What the task asks: Set down the full listing exactly as given. Any pictures are to be left out.

>> Begin Data shown

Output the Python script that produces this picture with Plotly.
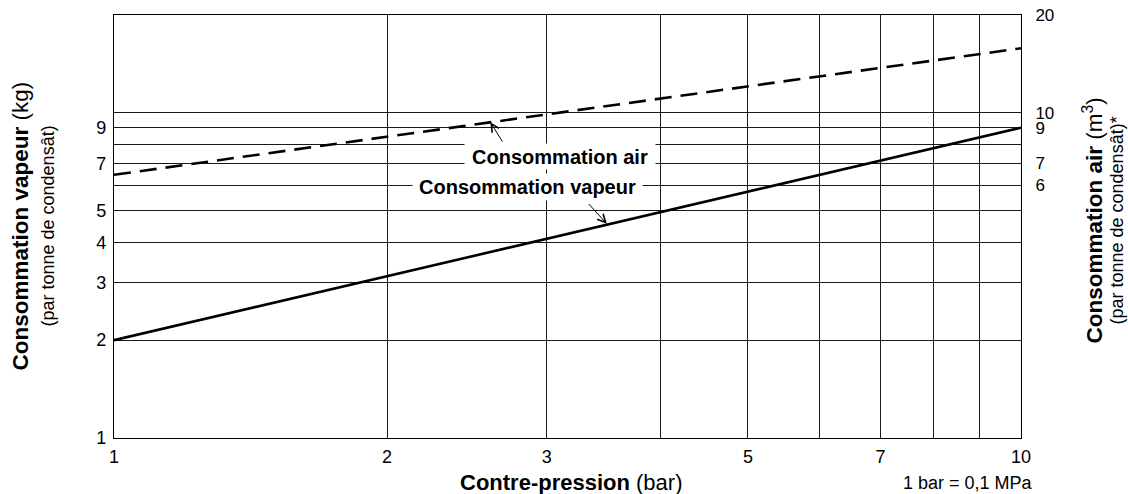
import numpy as np
import plotly.graph_objects as go

# ---- data ----
pression = [1, 3, 10]                 # contre-pression (bar)
vapeur = [2.0, 4.1, 9.0]              # consommation vapeur (kg / t condensat)
air = [6.45, 9.9, 15.8]               # consommation air (m3 / t condensat)

x_ticks = [1, 2, 3, 5, 7, 10]
x_minor = [4, 6, 8, 9]
yl_ticks = [1, 2, 3, 4, 5, 7, 9]
y_minor = [6, 8, 10]
yr_ticks = [6, 7, 9, 10, 20]
y_max = 20

FONT = "Liberation Sans, Arial, Helvetica, sans-serif"
GRID = "#1a1a1a"
TICK = 18

fig = go.Figure()
fig.add_trace(go.Scatter(x=pression, y=vapeur, mode="lines",
                         line=dict(color="black", width=2.6),
                         showlegend=False, hoverinfo="skip"))
fig.add_trace(go.Scatter(x=pression, y=air, mode="lines",
                         line=dict(color="black", width=2.6, dash="17px,9px"),
                         showlegend=False, hoverinfo="skip"))
# invisible trace to activate the right axis
fig.add_trace(go.Scatter(x=pression, y=air, yaxis="y2", mode="lines",
                         line=dict(color="rgba(0,0,0,0)"), showlegend=False,
                         hoverinfo="skip"))

def on_line(xv, ys):
    lx = np.log10(pression)
    ly = np.log10(ys)
    return float(np.interp(np.log10(xv), lx, ly))

annotations = []
# in-plot labels with white background
annotations.append(dict(x=np.log10(3.10), y=np.log10(7.36), xref="x", yref="y",
                        text="<b>Consommation air</b>", showarrow=False,
                        font=dict(family=FONT, size=20, color="black"),
                        bgcolor="white", width=190, height=25, borderpad=0))
annotations.append(dict(x=np.log10(2.854), y=np.log10(5.906), xref="x", yref="y",
                        text="<b>Consommation vapeur</b>", showarrow=False,
                        font=dict(family=FONT, size=20, color="black"),
                        bgcolor="white", width=229, height=26, borderpad=0))
# arrows
annotations.append(dict(x=np.log10(2.6), y=on_line(2.6, air), xref="x", yref="y",
                        text="", showarrow=True, arrowhead=5, arrowsize=1.6,
                        arrowwidth=1, arrowcolor="black", ax=13, ay=21,
                        standoff=0))
annotations.append(dict(x=np.log10(3.5), y=on_line(3.5, vapeur), xref="x", yref="y",
                        text="", showarrow=True, arrowhead=5, arrowsize=1.6,
                        arrowwidth=1, arrowcolor="black", ax=-20, ay=-22,
                        standoff=1))
# axis titles
annotations.append(dict(x=0, y=0.5, xref="paper", yref="paper", xshift=-94,
                        text="<b>Consommation vapeur</b> (kg)", textangle=-90,
                        showarrow=False, xanchor="center", yanchor="middle",
                        font=dict(family=FONT, size=22.5, color="black")))
annotations.append(dict(x=0, y=0.5, xref="paper", yref="paper", xshift=-67,
                        text="(par tonne de condensât)", textangle=-90,
                        showarrow=False, xanchor="center", yanchor="middle",
                        font=dict(family=FONT, size=18, color="black")))
annotations.append(dict(x=1, y=0.5, xref="paper", yref="paper", xshift=71, yshift=6,
                        text="<b>Consommation air</b> (m<sup>3</sup>)", textangle=-90,
                        showarrow=False, xanchor="center", yanchor="middle",
                        font=dict(family=FONT, size=22.5, color="black")))
annotations.append(dict(x=1, y=0.5, xref="paper", yref="paper", xshift=95, yshift=6,
                        text="(par tonne de condensât)*", textangle=-90,
                        showarrow=False, xanchor="center", yanchor="middle",
                        font=dict(family=FONT, size=18, color="black")))
annotations.append(dict(x=0.5, y=0, xref="paper", yref="paper", xshift=3, yshift=-44,
                        text="<b>Contre-pression</b> (bar)",
                        showarrow=False, xanchor="center", yanchor="middle",
                        font=dict(family=FONT, size=22, color="black")))
annotations.append(dict(x=1, y=0, xref="paper", yref="paper", xshift=14, yshift=-45,
                        text="1 bar = 0,1 MPa",
                        showarrow=False, xanchor="right", yanchor="middle",
                        font=dict(family=FONT, size=18, color="black")))

fig.update_layout(
    width=1128, height=494, autosize=False,
    margin=dict(l=114, r=107, t=15, b=56, autoexpand=False),
    paper_bgcolor="white", plot_bgcolor="white",
    font=dict(family=FONT, size=TICK, color="black"),
    xaxis=dict(type="log", range=[0, 1], tickvals=x_ticks,
               ticktext=[str(v) for v in x_ticks], automargin=False,
               showgrid=True, gridcolor=GRID, gridwidth=1,
               minor=dict(tickvals=x_minor, showgrid=True, gridcolor=GRID,
                          gridwidth=1, ticklen=0),
               showline=True, linecolor="black", linewidth=1.3, mirror=True,
               ticks="outside", ticklen=2, tickcolor="rgba(0,0,0,0)",
               zeroline=False,
               tickfont=dict(family=FONT, size=TICK, color="black")),
    yaxis=dict(type="log", range=[0, np.log10(y_max)], tickvals=yl_ticks,
               ticktext=[str(v) for v in yl_ticks], automargin=False,
               showgrid=True, gridcolor=GRID, gridwidth=1,
               minor=dict(tickvals=y_minor, showgrid=True, gridcolor=GRID,
                          gridwidth=1, ticklen=0),
               showline=True, linecolor="black", linewidth=1.3, mirror=True,
               ticks="outside", ticklen=3, tickcolor="rgba(0,0,0,0)",
               zeroline=False,
               tickfont=dict(family=FONT, size=TICK, color="black")),
    yaxis2=dict(type="log", range=[0, np.log10(y_max)], overlaying="y",
                side="right", tickvals=yr_ticks, automargin=False,
                ticktext=[str(v) for v in yr_ticks], showgrid=False,
                showline=False, ticks="outside", ticklen=10,
                tickcolor="rgba(0,0,0,0)", zeroline=False,
                tickfont=dict(family=FONT, size=17, color="black")),
    annotations=annotations,
    showlegend=False,
)

fig.write_html("out.html", config={"displayModeBar": False},
               post_script="document.body.style.margin='0';document.body.style.padding='0';")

>> End Data shown

Reply:
Output the Python script that produces this picture with Plotly.
import numpy as np
import plotly.graph_objects as go

# ---- data ----
pression = [1, 3, 10]                 # contre-pression (bar)
vapeur = [2.0, 4.1, 9.0]              # consommation vapeur (kg / t condensat)
air = [6.45, 9.9, 15.8]               # consommation air (m3 / t condensat)

x_ticks = [1, 2, 3, 5, 7, 10]
x_minor = [4, 6, 8, 9]
yl_ticks = [1, 2, 3, 4, 5, 7, 9]
y_minor = [6, 8, 10]
yr_ticks = [6, 7, 9, 10, 20]
y_max = 20

FONT = "Liberation Sans, Arial, Helvetica, sans-serif"
GRID = "#1a1a1a"
TICK = 18

fig = go.Figure()
fig.add_trace(go.Scatter(x=pression, y=vapeur, mode="lines",
                         line=dict(color="black", width=2.6),
                         showlegend=False, hoverinfo="skip"))
fig.add_trace(go.Scatter(x=pression, y=air, mode="lines",
                         line=dict(color="black", width=2.6, dash="17px,9px"),
                         showlegend=False, hoverinfo="skip"))
# invisible trace to activate the right axis
fig.add_trace(go.Scatter(x=pression, y=air, yaxis="y2", mode="lines",
                         line=dict(color="rgba(0,0,0,0)"), showlegend=False,
                         hoverinfo="skip"))

def on_line(xv, ys):
    lx = np.log10(pression)
    ly = np.log10(ys)
    return float(np.interp(np.log10(xv), lx, ly))

annotations = []
# in-plot labels with white background
annotations.append(dict(x=np.log10(3.10), y=np.log10(7.36), xref="x", yref="y",
                        text="<b>Consommation air</b>", showarrow=False,
                        font=dict(family=FONT, size=20, color="black"),
                        bgcolor="white", width=190, height=25, borderpad=0))
annotations.append(dict(x=np.log10(2.854), y=np.log10(5.906), xref="x", yref="y",
                        text="<b>Consommation vapeur</b>", showarrow=False,
                        font=dict(family=FONT, size=20, color="black"),
                        bgcolor="white", width=229, height=26, borderpad=0))
# arrows
annotations.append(dict(x=np.log10(2.6), y=on_line(2.6, air), xref="x", yref="y",
                        text="", showarrow=True, arrowhead=5, arrowsize=1.6,
                        arrowwidth=1, arrowcolor="black", ax=13, ay=21,
                        standoff=0))
annotations.append(dict(x=np.log10(3.5), y=on_line(3.5, vapeur), xref="x", yref="y",
                        text="", showarrow=True, arrowhead=5, arrowsize=1.6,
                        arrowwidth=1, arrowcolor="black", ax=-20, ay=-22,
                        standoff=1))
# axis titles
annotations.append(dict(x=0, y=0.5, xref="paper", yref="paper", xshift=-94,
                        text="<b>Consommation vapeur</b> (kg)", textangle=-90,
                        showarrow=False, xanchor="center", yanchor="middle",
                        font=dict(family=FONT, size=22.5, color="black")))
annotations.append(dict(x=0, y=0.5, xref="paper", yref="paper", xshift=-67,
                        text="(par tonne de condensât)", textangle=-90,
                        showarrow=False, xanchor="center", yanchor="middle",
                        font=dict(family=FONT, size=18, color="black")))
annotations.append(dict(x=1, y=0.5, xref="paper", yref="paper", xshift=71, yshift=6,
                        text="<b>Consommation air</b> (m<sup>3</sup>)", textangle=-90,
                        showarrow=False, xanchor="center", yanchor="middle",
                        font=dict(family=FONT, size=22.5, color="black")))
annotations.append(dict(x=1, y=0.5, xref="paper", yref="paper", xshift=95, yshift=6,
                        text="(par tonne de condensât)*", textangle=-90,
                        showarrow=False, xanchor="center", yanchor="middle",
                        font=dict(family=FONT, size=18, color="black")))
annotations.append(dict(x=0.5, y=0, xref="paper", yref="paper", xshift=3, yshift=-44,
                        text="<b>Contre-pression</b> (bar)",
                        showarrow=False, xanchor="center", yanchor="middle",
                        font=dict(family=FONT, size=22, color="black")))
annotations.append(dict(x=1, y=0, xref="paper", yref="paper", xshift=14, yshift=-45,
                        text="1 bar = 0,1 MPa",
                        showarrow=False, xanchor="right", yanchor="middle",
                        font=dict(family=FONT, size=18, color="black")))

fig.update_layout(
    width=1128, height=494, autosize=False,
    margin=dict(l=114, r=107, t=15, b=56, autoexpand=False),
    paper_bgcolor="white", plot_bgcolor="white",
    font=dict(family=FONT, size=TICK, color="black"),
    xaxis=dict(type="log", range=[0, 1], tickvals=x_ticks,
               ticktext=[str(v) for v in x_ticks], automargin=False,
               showgrid=True, gridcolor=GRID, gridwidth=1,
               minor=dict(tickvals=x_minor, showgrid=True, gridcolor=GRID,
                          gridwidth=1, ticklen=0),
               showline=True, linecolor="black", linewidth=1.3, mirror=True,
               ticks="outside", ticklen=2, tickcolor="rgba(0,0,0,0)",
               zeroline=False,
               tickfont=dict(family=FONT, size=TICK, color="black")),
    yaxis=dict(type="log", range=[0, np.log10(y_max)], tickvals=yl_ticks,
               ticktext=[str(v) for v in yl_ticks], automargin=False,
               showgrid=True, gridcolor=GRID, gridwidth=1,
               minor=dict(tickvals=y_minor, showgrid=True, gridcolor=GRID,
                          gridwidth=1, ticklen=0),
               showline=True, linecolor="black", linewidth=1.3, mirror=True,
               ticks="outside", ticklen=3, tickcolor="rgba(0,0,0,0)",
               zeroline=False,
               tickfont=dict(family=FONT, size=TICK, color="black")),
    yaxis2=dict(type="log", range=[0, np.log10(y_max)], overlaying="y",
                side="right", tickvals=yr_ticks, automargin=False,
                ticktext=[str(v) for v in yr_ticks], showgrid=False,
                showline=False, ticks="outside", ticklen=10,
                tickcolor="rgba(0,0,0,0)", zeroline=False,
                tickfont=dict(family=FONT, size=17, color="black")),
    annotations=annotations,
    showlegend=False,
)

fig.write_html("out.html", config={"displayModeBar": False},
               post_script="document.body.style.margin='0';document.body.style.padding='0';")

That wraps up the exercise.